泥棒を捕まえる役は、泥棒にやらせるのが一番

 とはいえ、他の女が詐欺で捕まり、本人はそのほう助で捕まっているあたりからして、再現性のあるパパ活マニュアルを作成している何よりの証拠である。

 その高いコミュ力や洞察力を、真っ当なことに活かせていれば、社会に高い付加価値を提供できた可能性もあり、それらの能力を活かせる場が、パパ活以外にない社会というのも、学歴至上主義が生み出した歪さが諸悪の根源な気はする。

 手前味噌だが、私は高次の空間認知能力が備わっている影響からか、その気になれば情景に写っている微かな情報(手がかり)を元に、ざっくり7割くらいの精度で現地を特定できる特殊能力がある。

 いわゆる2chの特定班に相当するものと思われるが、この能力は自分が好きな作品の聖地巡礼程度にしか使っていない。

 あまりの情報収集&分析能力の高さに、友人や社畜時代の同僚にFBIとかCIAのあだ名を付けられる体たらくだが、恐らく私がアイドルオタクガチ恋勢だったら、SNSに投稿された瞳に反射する景色から居住先を特定して、ストーカーで捕まっているwとブラック過ぎて笑えないジョークで返すよう努めている。

 悪用時の危険性を鑑みると、ストーカーほう助の罪に問われるリスクが付き纏うため、具体的なメソッドや培ったノウハウは、公開することなく墓場まで持っていく他ないのが悔やまれる。

 しかし、ホワイトハッカーのように、2ch特定班の総力が、警察組織の捜査部隊に加えられるなら、結構な精度で犯人を捕捉できそうな気もするが、おおよそ公僕には適さないパーソナリティや、捜査情報が漏洩するリスクを天秤に掛けると、ニートや子供部屋おじ(おば)さんとして、社会では一切活用できていないのが現状だろう。

 そうして、逆走ママチャリのような、しょうもないネットのおもちゃの特定ばかりやっては、しょうもない暇つぶしをしている訳で、才能の無駄遣い感から来る、勿体なさすら感じる。

 と言うのも、投資家保護が最も手厚いと言われている米国の、証券取引委員会の初代長官であるジョセフ・パトリック・ケネディ氏は、ケネディ大統領のお父さんと言えば聞こえは良いが、インサイダー取引で荒稼ぎした、いわゆる大悪党として名高かった。

 しかし、彼の財政支援を受けたルーズベルト大統領は「泥棒を捕まえる役は、泥棒にやらせるのが一番だ」と大悪党を抜擢したことで、投資家保護が最も手厚い米国株式市場の礎を築き、そのノウハウやシステムは現代にも脈々と受け継がれている。
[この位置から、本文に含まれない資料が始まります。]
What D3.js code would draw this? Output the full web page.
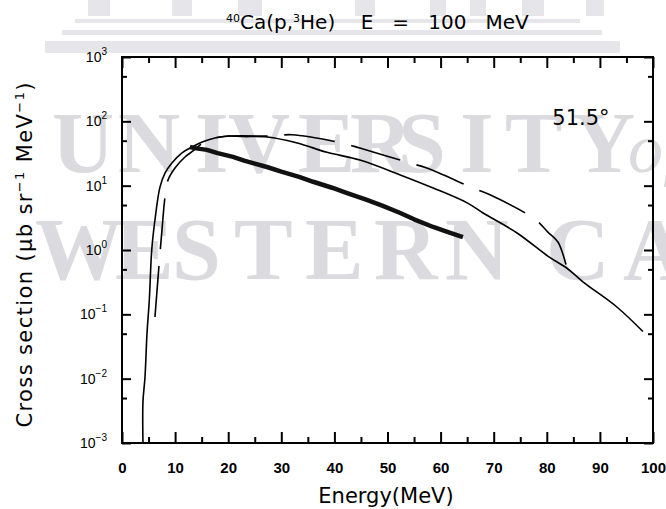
<!DOCTYPE html>
<html><head><meta charset="utf-8">
<script src="https://cdn.jsdelivr.net/npm/d3@7"></script>
<style>body{margin:0;background:#fff}svg{display:block}</style>
</head><body>
<svg id="chart" width="666" height="509"></svg>
<script>
// ---------- data ----------
const xTicks = [0, 10, 20, 30, 40, 50, 60, 70, 80, 90, 100];
const xMinorTicks = [5, 15, 25, 35, 45, 55, 65, 75, 85, 95];
const yTicks = [1e-3, 1e-2, 1e-1, 1e0, 1e1, 1e2, 1e3];
const yTickExponents = ["−3", "−2", "−1", "0", "1", "2", "3"];
const yMinorTicks = [5e-3, 5e-2, 5e-1, 5, 50, 500];

// solid theoretical curve
const solidEnergy = [3.95, 3.95, 4.33, 4.71, 5.14, 5.6, 6.2, 7.15, 8.1, 9.4, 11.3, 13.2, 15.1, 17.5, 20, 22.8, 27.3, 33, 38.6, 44.8, 52.4, 58.6, 65, 68, 74.4, 80.4, 83.8, 86.8, 93.2, 98.1];
const solidCross  = [0.001, 0.0044, 0.0105, 0.051, 0.166, 1.0, 2.9, 9.5, 15.7, 22.5, 32.4, 40, 47.6, 55, 59, 58, 57, 46, 33, 25, 14.7, 9.2, 5.4, 3.76, 1.84, 0.78, 0.52, 0.32, 0.13, 0.054];

// dashed theoretical curve
const dashedEnergy = [6.21, 6.97, 7.53, 8.1, 8.66, 9.98, 11.86, 13.37, 16, 20.3, 28.4, 32, 41.4, 44.8, 54.2, 57.4, 66.1, 69.3, 77.8, 80.2, 82.1, 83.8];
const dashedCross  = [0.091, 0.58, 2.05, 6.7, 12.2, 18.8, 27.9, 34.6, 51, 59, 59, 62, 46, 38.5, 22.5, 18.8, 9.2, 7.2, 3.0, 1.9, 1.33, 0.52];

// experimental data
const dataEnergy = [12.8, 14, 16, 18, 20.9, 23, 25, 27.3, 30, 33.5, 36, 39.7, 42, 46.1, 49, 52.4, 55, 58.6, 61, 64.2];
const dataCross  = [40, 38, 36, 32, 28, 24.5, 22, 19.5, 16.5, 13.6, 11.5, 9.2, 7.9, 6.0, 4.9, 3.76, 3.0, 2.28, 1.95, 1.59];

// ---------- drawing ----------
const svg = d3.select("#chart");
const m = {l: 122, r: 653, t: 57, b: 443};
const x = d3.scaleLinear().domain([0, 100]).range([m.l, m.r]);
const y = d3.scaleLog().domain([1e-3, 1e3]).range([m.b, m.t]);

// faint watermark background (scan artefact)
const wm = svg.append("g").attr("fill", "#e6e6ea");
[[45,41,575,12],[62,30,540,5],[75,19,505,4],[88,0,22,16],[172,0,20,16],[238,0,24,16],[355,0,20,16],[430,0,16,16],[470,0,16,16],[522,0,22,16],[586,0,18,16]]
  .forEach(r => wm.append("rect").attr("x", r[0]).attr("y", r[1]).attr("width", r[2]).attr("height", r[3]));
const wmText = svg.append("g").attr("fill", "#dadadf")
  .style("font-family", "'Liberation Serif', serif").style("font-weight", "bold");
wmText.append("text").attr("x", [52,118,195,228,298,350,398,460,505,573].join(" ")).attr("y", 172)
  .style("font-size", "86px").text("UNIVERSITY");
wmText.append("text").attr("x", 628).attr("y", 172).style("font-size", "70px")
  .style("font-style", "italic").style("font-weight", "normal").text("of");
wmText.append("text").attr("x", [35,115,172,234,305,374,445,530,546,623].join(" ")).attr("y", 279)
  .style("font-size", "88px").text("WESTERN CA");

// axes
function styleAxis(g) {
  g.select(".domain").remove();
  g.selectAll(".tick line").attr("stroke", "#000").attr("stroke-width", 2);
}
svg.append("g").attr("transform", `translate(0,${m.b})`)
  .call(d3.axisBottom(x).tickValues(xTicks).tickSize(-11).tickPadding(19).tickFormat(d3.format("d")))
  .call(styleAxis)
  .call(g => g.selectAll("text").attr("fill", "#000")
    .style("font-family", "'Liberation Sans', Arial, sans-serif").style("font-size", "15px").style("font-weight", "bold"));
svg.append("g").attr("transform", `translate(0,${m.b})`)
  .call(d3.axisBottom(x).tickValues(xMinorTicks).tickSize(-6).tickFormat(""))
  .call(styleAxis);
svg.append("g").attr("transform", `translate(0,${m.t})`)
  .call(d3.axisTop(x).tickValues(xTicks).tickSize(-11).tickFormat(""))
  .call(styleAxis);
svg.append("g").attr("transform", `translate(0,${m.t})`)
  .call(d3.axisTop(x).tickValues(xMinorTicks).tickSize(-6).tickFormat(""))
  .call(styleAxis);
svg.append("g").attr("transform", `translate(${m.l},0)`)
  .call(d3.axisLeft(y).tickValues(yTicks).tickSize(-9).tickFormat(""))
  .call(styleAxis);
svg.append("g").attr("transform", `translate(${m.l},0)`)
  .call(d3.axisLeft(y).tickValues(yMinorTicks).tickSize(-5).tickFormat(""))
  .call(styleAxis);
svg.append("g").attr("transform", `translate(${m.r},0)`)
  .call(d3.axisRight(y).tickValues(yTicks).tickSize(-9).tickFormat(""))
  .call(styleAxis);
svg.append("g").attr("transform", `translate(${m.r},0)`)
  .call(d3.axisRight(y).tickValues(yMinorTicks).tickSize(-5).tickFormat(""))
  .call(styleAxis);

// y tick labels 10^n
const yl = svg.append("g").style("font-family", "'Liberation Sans', Arial, sans-serif").attr("fill", "#000");
yTicks.forEach((v, i) => {
  const t = yl.append("text").attr("text-anchor", "end").attr("x", 107).attr("y", y(v) + 5).style("font-size", "14px");
  t.append("tspan").text("10");
  t.append("tspan").attr("dy", -7).style("font-size", "10px").text(yTickExponents[i]);
});

// frame
svg.append("rect").attr("x", m.l).attr("y", m.t).attr("width", m.r - m.l).attr("height", m.b - m.t)
  .attr("fill", "none").attr("stroke", "#000").attr("stroke-width", 2);

// curves
const line = d3.line().x(d => x(d[0])).y(d => y(d[1])).curve(d3.curveCatmullRom.alpha(0.5));
svg.append("path").datum(d3.zip(solidEnergy, solidCross)).attr("d", line)
  .attr("fill", "none").attr("stroke", "#000").attr("stroke-width", 1.6);
svg.append("path").datum(d3.zip(dashedEnergy, dashedCross)).attr("d", line)
  .attr("fill", "none").attr("stroke", "#000").attr("stroke-width", 1.6).attr("stroke-dasharray", "51,17");
svg.append("path").datum(d3.zip(dataEnergy, dataCross))
  .attr("d", d3.line().x(d => x(d[0])).y(d => y(d[1])))
  .attr("fill", "none").attr("stroke", "#111").attr("stroke-width", 4.5).attr("stroke-linejoin", "round");

// texts
const font = "'DejaVu Sans', Arial, sans-serif";
const title = svg.append("text").attr("x", 226).attr("y", 29)
  .style("font-family", font).style("font-size", "20px").attr("fill", "#000")
  .attr("xml:space", "preserve");
title.append("tspan").attr("dy", -7).style("font-size", "11px").text("40");
title.append("tspan").attr("dy", 7).text("Ca(p,");
title.append("tspan").attr("dy", -7).style("font-size", "11px").text("3");
title.append("tspan").attr("dy", 7).text("He)    E   =   100   MeV");

svg.append("text").attr("x", 581).attr("y", 125).attr("text-anchor", "middle")
  .style("font-family", font).style("font-size", "21px").attr("fill", "#000").text("51.5°");

svg.append("text").attr("x", 386).attr("y", 503).attr("text-anchor", "middle")
  .style("font-family", font).style("font-size", "21px").attr("fill", "#000").text("Energy(MeV)");

const yLab = svg.append("text").attr("transform", "translate(32,255) rotate(-90)").attr("text-anchor", "middle")
  .attr("textLength", 345).attr("lengthAdjust", "spacing")
  .style("font-family", font).style("font-size", "21px").attr("fill", "#000");
yLab.append("tspan").text("Cross section (μb sr");
yLab.append("tspan").attr("dy", -8).style("font-size", "13px").text("−1");
yLab.append("tspan").attr("dy", 8).text(" MeV");
yLab.append("tspan").attr("dy", -8).style("font-size", "13px").text("−1");
yLab.append("tspan").attr("dy", 8).text(")");
</script>
</body></html>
 私は性善説を肯定こそしないものの、同時に、悪事を働きたくて働く者も居ない考えている。真っ当な環境に身を置いていれば、悪事を働くのはリスクしかないからだ。

 そのリスクが無い人を「無敵の人」と表現したりするが、偶然にも本人の努力では如何様にも変え難い、不遇な環境に身を置いて、社会から疎外されてしまったが故に悪事を働く他ない所まで、追い詰められてしまったのであれば、前科者の烙印で社会的に抹殺してしまうのは逆効果だと考える。

 むしろ実体験をもとに、犯罪の手口、心理、メカニズムを熟知しているスペシャリストとして、それらを取り締まる側に回れる役割を、社会がどう創出していくかが、未来がディストピア化しないために重要なのではないかと考える。

 そのためにも、裏金政治家は一度捕まって頂き、その後、裏金が作れない仕組みづくりをする側にまわって頂いた方が、裏金問題に対する本気度が窺え、政治不審を払拭するアピールとしては有用なのではないだろうか。